An effective 2011 GOP gerrymander in this longtime bellwether created 12 solid Republican districts and left Democrats with just four seats. Republicans also drew themselves a 2-to-1 edge in the state house.
A strong reform movement in the state led by Fair Districts = Fair Elections have been pushing hard to put a constitutional amendment on the ballot this year that would create a fairer process. Legislative leaders, looking to head that off by offering reforms of their own, have been negotiating with the good-government groups.
And while it looked this week as though the talks would end with no compromise, the two sides are still talking.
Republicans say that they have made major concessions. But as the Cleveland Plain Dealer notes:
But the proposed changes still would allow the majority party to draw gerrymandered maps without a single vote from a lawmaker from the minority party and split Cuyahoga County and a handful of others into as many as three congressional districts.
Two big gaps between the sides are the idea of “representational fairness” – or having some way to ensure that, as now, that just 50 percent of the vote does not lead to 75 percent of the seats. Also, there are differences over how many times counties should be able to be divided between multiple districts.
One way or another, a resolution is near: If a compromise deal with lawmakers is to hit the May primary ballot, it must be passed by the legislature by Feb. 7.
In Slate, the terrific Mark David Stern explores what might happen if the U.S. Supreme Court halts a Pennsylvania state supreme court’s order to draw new congressional maps there for the 2018 election.

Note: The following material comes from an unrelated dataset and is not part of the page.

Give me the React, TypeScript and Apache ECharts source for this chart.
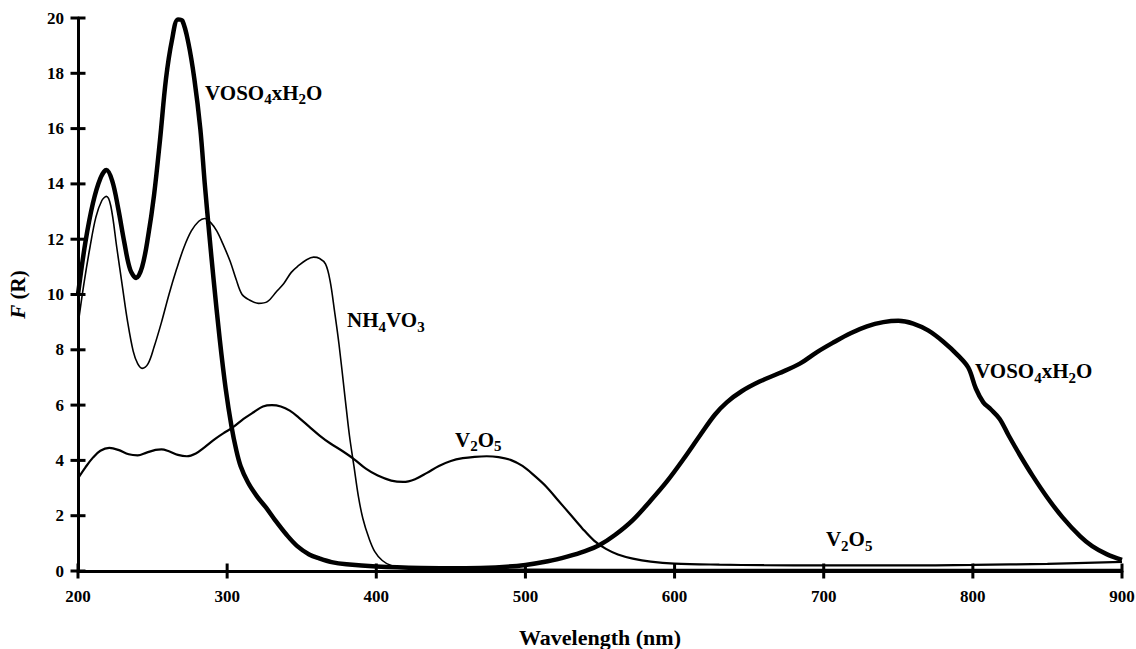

It would be deeply surprising if the U.S. Supreme Court did involve itself in this case. After all, the Pennsylvania judges, of course, based their ruling on the Pennsylvania constitution, and federal courts tend to stay out of such decisions for good reason.
But state Republicans turned to Justice Alito for a stay, and while it’s a Hail Mary on their part, Alito, as Stern notes, did not simply dismiss that request immediately. He asked, instead, that the good-government groups behind the suit respond.
While Stern finds it unlikely that the Supreme Court will side with the Republicans here, he is alarmed by what might be the consequences if the Court does act:.
As he writes:
Pennsylvania Republicans’ argument plainly draws from Bush v. Gore to question the Pennsylvania Supreme Court’s ability to supervise congressional elections. It’s a frightening theory that could, taken to its logical endpoint, forbid every state’s highest court from safeguarding the right to cast an effective ballot. Alito should have dismissed it immediately. His willingness to entertain this appeal instead bodes poorly for both democracy and federalism. The U.S. Supreme Court has no business forcing Pennsylvania voters to languish under a gerrymander that can’t pass muster under Pennsylvania law.
In the New York Times, Michael Wines gets partisan mapmakers to explain just how they use sophisticated computer software to draw durable partisan gerrymanders.
The entire piece is worth reading, but the highlight is this from Oklahoma professor Keith Gaddie, a key figure who helped consult on the Wisconsin assembly maps at the heart of Gill v Whitford.
Gaddie tells the paper that the Republicans “paying the bills” changed between the 2001 and 2011 cycles. “I liked working for them in ’02,” he said, “because I’d sit down with a lawyer and they’d say, ‘I like competitive maps. When a map is competitive, we can win on the merits.’ By the time I get around to 2011, they’ve changed. I can’t defend this crap.”